Proving an approximate angle trisection by compass and straightedge My 70 year old father has given the below explanation. Can some one please verify or point out deficiencies if any.

The geometrical problem of trisecting any given angle by using compass and a straight unmarked edge is impossible. Many have tried but couldn't achieve the perfect one over a period of nearly two centuries. l hereby submit a near perfect but simple way of construction as under.

Given. In a circle with center $O$, $\angle POB$ is any angle to be trisected. $A$-$O$-$B$ is diameter extended towards $Q$.
Construction. Join $AP$. By construction, take $C$ as midpoint of $AP$. From $C$ we draw a transversal at an angle of one fourth of given $\angle POB$, which is possible by geometrical construction. (Eg, if the measure of $\angle POB$ is, say, $12x$, then $\angle PCR$ is of measure $3x$.) Our transversal meets a line parallel to diameter in $R$ and diameter extended in $Q$. Join $PQ$ and $RA$, which gives us a parallelogram $PRAQ$.
If you measure the $\angle PQO$ by protractor, you will find that it's measure is nearly one third of the measure of the $\angle POB$.

Proof. I have tried my level best to prove it geometrically but was not successful, however found the proof of impossibility.
Let this time the angle be $90^\circ$ (i.e., a right angle) and the radius of the circle be unity (i.e., one). Then $\angle PQO$ must be of $30^\circ$, which means segments $PQ$ and $QO$ must be $2$ and $\sqrt3$, respectively. Also, segments $MQ$ and $MO$ equal to $1$.
$\triangle APO$ is an isosceles right-angled triangle, measure of base angles are $45^\circ$, each which means segment $AP$ is $\sqrt2$. $C$ being midpoint of $AP$, segment $AC$ is $\sqrt2/2=1/\sqrt2$. Thus, all segments $PR$, $PC$, $AC$, and $AQ$ are $1/\sqrt2$ each. (We can prove this being opposite sides of parallelogram.) Therefore, the length of $QO$  is $AO+AQ=1+1/\sqrt2$. Certainly $\sqrt3$ is not equal to $1+1/\sqrt2$. thus the proof of impossibility.
 A: The construction can be simplified to this:

(To see why: $\angle BAP=\frac12\angle BOP$ by the Inscribed Angle Theorem. In the construction, $\overline{QC(R)}$ makes an angle of $\frac14\angle BOP=3\theta$ with $\overline{AP}$. Thus, $\triangle ACQ$ has an interior angle of $3\theta$ and an exterior angle of $6\theta$, so its other angle is $3\theta$: that is, it's isosceles with $\overline{AC}\cong\overline{AQ}$. Consequently, locating $Q$ is a simple matter of transferring $C$ to the extended diameter via a circle about $A$.)

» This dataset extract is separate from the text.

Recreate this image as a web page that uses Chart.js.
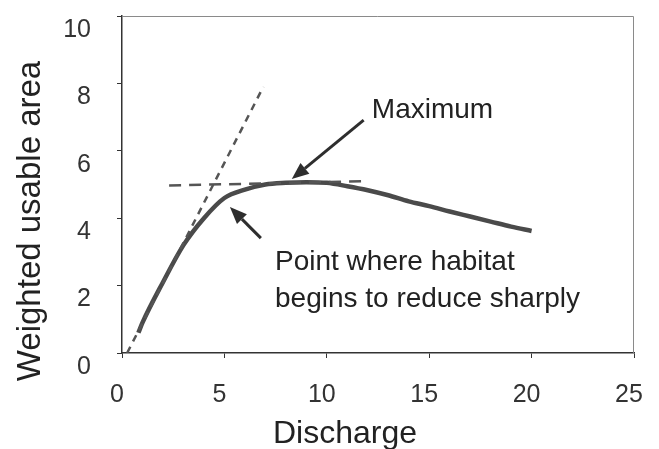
<!DOCTYPE html>
<html>
<head>
<meta charset="utf-8">
<script src="https://cdn.jsdelivr.net/npm/chart.js@4/dist/chart.umd.min.js"></script>
<style>
  html, body { margin: 0; padding: 0; background: #fff; }
  #wrap { width: 659px; height: 449px; position: relative; }
</style>
</head>
<body>
<div id="wrap"><canvas id="c" width="659" height="449"></canvas></div>
<script>
// ---- Data ----
const dischargeX = [0.8, 1, 2, 3, 4, 5, 6, 7, 8, 9, 10, 11, 12, 13, 14, 15, 16, 17, 18, 19, 20];
const wuaY       = [0.6, 0.9, 2.1, 3.2, 4.0, 4.6, 4.85, 5.0, 5.05, 5.07, 5.05, 4.95, 4.83, 4.68, 4.5, 4.36, 4.2, 4.05, 3.9, 3.75, 3.62];
const tangentX   = [0.25, 6.9];
const tangentY   = [0, 7.9];
const plateauX   = [2.3, 11.9];
const plateauY   = [4.97, 5.1];
const xTicks     = [0, 5, 10, 15, 20, 25];
const yTicks     = [0, 2, 4, 6, 8, 10];
const xTitle = 'Discharge';
const yTitle = 'Weighted usable area';
const annotationTexts = ['Maximum', 'Point where habitat', 'begins to reduce sharply'];

const toPts = (xs, ys) => xs.map((x, i) => ({x: x, y: ys[i]}));

// annotation placement (data coordinates; text y = baseline)
const arrows = [
  {from: [11.8, 6.91], to: [8.29, 5.16]},
  {from: [6.78, 3.41], to: [5.27, 4.33]}
];
const labels = [
  {text: annotationTexts[0], x: 12.2, y: 6.97},
  {text: annotationTexts[1], x: 7.47, y: 2.46},
  {text: annotationTexts[2], x: 7.47, y: 1.365}
];

const FONT = '"Liberation Sans", Arial, sans-serif';

const annotatePlugin = {
  id: 'annotate',
  afterDatasetsDraw(chart) {
    const {ctx, scales: {x, y}, chartArea: a} = chart;
    ctx.save();
    // frame top/right
    ctx.strokeStyle = '#8a8a8a';
    ctx.lineWidth = 1;
    ctx.beginPath();
    ctx.moveTo(a.left, a.top + 0.5);
    ctx.lineTo(a.right - 0.5, a.top + 0.5);
    ctx.lineTo(a.right - 0.5, a.bottom);
    ctx.stroke();
    // arrows
    ctx.strokeStyle = '#2e2e2e';
    ctx.fillStyle = '#2e2e2e';
    arrows.forEach(ar => {
      const x0 = x.getPixelForValue(ar.from[0]), y0 = y.getPixelForValue(ar.from[1]);
      const x1 = x.getPixelForValue(ar.to[0]), y1 = y.getPixelForValue(ar.to[1]);
      const ang = Math.atan2(y1 - y0, x1 - x0);
      const hl = 17, hw = 7;
      const bx = x1 - hl * Math.cos(ang), by = y1 - hl * Math.sin(ang);
      ctx.lineWidth = 3;
      ctx.beginPath();
      ctx.moveTo(x0, y0);
      ctx.lineTo(bx, by);
      ctx.stroke();
      ctx.beginPath();
      ctx.moveTo(x1, y1);
      ctx.lineTo(bx + hw * Math.sin(ang), by - hw * Math.cos(ang));
      ctx.lineTo(bx - hw * Math.sin(ang), by + hw * Math.cos(ang));
      ctx.closePath();
      ctx.fill();
    });
    // labels
    ctx.fillStyle = '#222';
    ctx.font = '28px ' + FONT;
    ctx.textAlign = 'left';
    ctx.textBaseline = 'alphabetic';
    labels.forEach(l => {
      ctx.fillText(l.text, x.getPixelForValue(l.x), y.getPixelForValue(l.y));
    });
    // axis titles
    ctx.font = '32px ' + FONT;
    ctx.textAlign = 'center';
    ctx.fillText(xTitle, 345, 443);
    ctx.translate(40, 221);
    ctx.rotate(-Math.PI / 2);
    ctx.font = '33px ' + FONT;
    ctx.fillText(yTitle, 0, 0);
    ctx.restore();
  }
};

const tickFont = {family: FONT, size: 25};

new Chart(document.getElementById('c'), {
  type: 'scatter',
  data: {
    datasets: [
      {
        data: toPts(tangentX, tangentY),
        showLine: true, borderColor: '#555', borderWidth: 2.5,
        borderDash: [7, 6], pointRadius: 0, fill: false
      },
      {
        data: toPts(plateauX, plateauY),
        showLine: true, borderColor: '#555', borderWidth: 2.5,
        borderDash: [12, 8], pointRadius: 0, fill: false
      },
      {
        data: toPts(dischargeX, wuaY),
        showLine: true, borderColor: '#4a4a4a', borderWidth: 4.5,
        cubicInterpolationMode: 'monotone', pointRadius: 0, fill: false
      }
    ]
  },
  options: {
    responsive: false,
    animation: false,
    devicePixelRatio: 1,
    layout: {padding: {top: 16, right: 25, left: 0, bottom: 0}},
    plugins: {legend: {display: false}, tooltip: {enabled: false}},
    scales: {
      x: {
        type: 'linear', min: 0, max: 25,
        afterBuildTicks: s => { s.ticks = xTicks.map(v => ({value: v})); },
        afterFit: s => { s.height = 96; s.paddingLeft = 0; s.paddingRight = 0; },
        ticks: {font: tickFont, color: '#333', padding: 22, labelOffset: -5, maxRotation: 0},
        grid: {display: true, drawOnChartArea: false, drawTicks: true, tickLength: 5, color: '#333'},
        border: {display: true, color: '#333', width: 1.5},
        title: {display: false}
      },
      y: {
        type: 'linear', min: 0, max: 10,
        afterBuildTicks: s => { s.ticks = yTicks.map(v => ({value: v})); },
        afterFit: s => { s.width = 122; s.paddingTop = 0; s.paddingBottom = 0; },
        ticks: {font: tickFont, color: '#333', padding: 26, labelOffset: 14},
        grid: {display: true, drawOnChartArea: false, drawTicks: true, tickLength: 5, color: '#333'},
        border: {display: true, color: '#333', width: 1.5},
        title: {display: false}
      }
    }
  },
  plugins: [annotatePlugin]
});
</script>
</body>
</html>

To understand the nature of the approximation ...

By Thales' Theorem, $\angle APB$ is a right angle. Therefore, $|AP|=|AB|\cos6\theta$, so that $$|AQ|=|AC|=|CP|=r\cos 6\theta \tag1$$
If we drop a perpendicular from $P$ to $B$, we find from right triangle  $\triangle PDQ$ that
$$\tan\angle Q = \frac{r\sin 12\theta}{r\cos6\theta+r+r\cos12\theta} =
\frac{2\sin6\theta\cos6\theta}{\cos6\theta+2\cos^26\theta}= \frac{2\sin 6\theta}{1+2\cos6\theta} \tag{2}$$
Thus, the construction amounts to the assertion

$$\tan\frac13\phi \;\approx\;\frac{2\sin\frac12\phi}{1+2\cos\frac12\phi} \tag{3}$$

As series, this says
$$\color{green}{\frac13\phi}+\frac1{81}\phi^3+\frac2{3645}\phi^5+\cdots \;\approx\;
\color{green}{\frac13\phi}+\frac1{72}\phi^3+\frac{13}{17280}\phi^5+\cdots \tag{3'}$$
Also, as noted in a comment to the original question, we have
$$\cos\frac13\phi \;\approx\; \frac{1+2\cos\frac12\phi}{\sqrt{5+4\cos\frac12\phi}} \quad\to\quad
\color{green}{1 - \frac{\phi^2}{18}} + \frac{\phi^4}{1944} + \cdots\;\approx\;
\color{green}{1 - \frac{\phi^2}{18}} - \frac{\phi^6}{233280} -\cdots \tag{4}$$
(The reader can consider other forms.) So, all in all, the approximation doesn't seem terrible. A thorough error analysis is left as an exercise.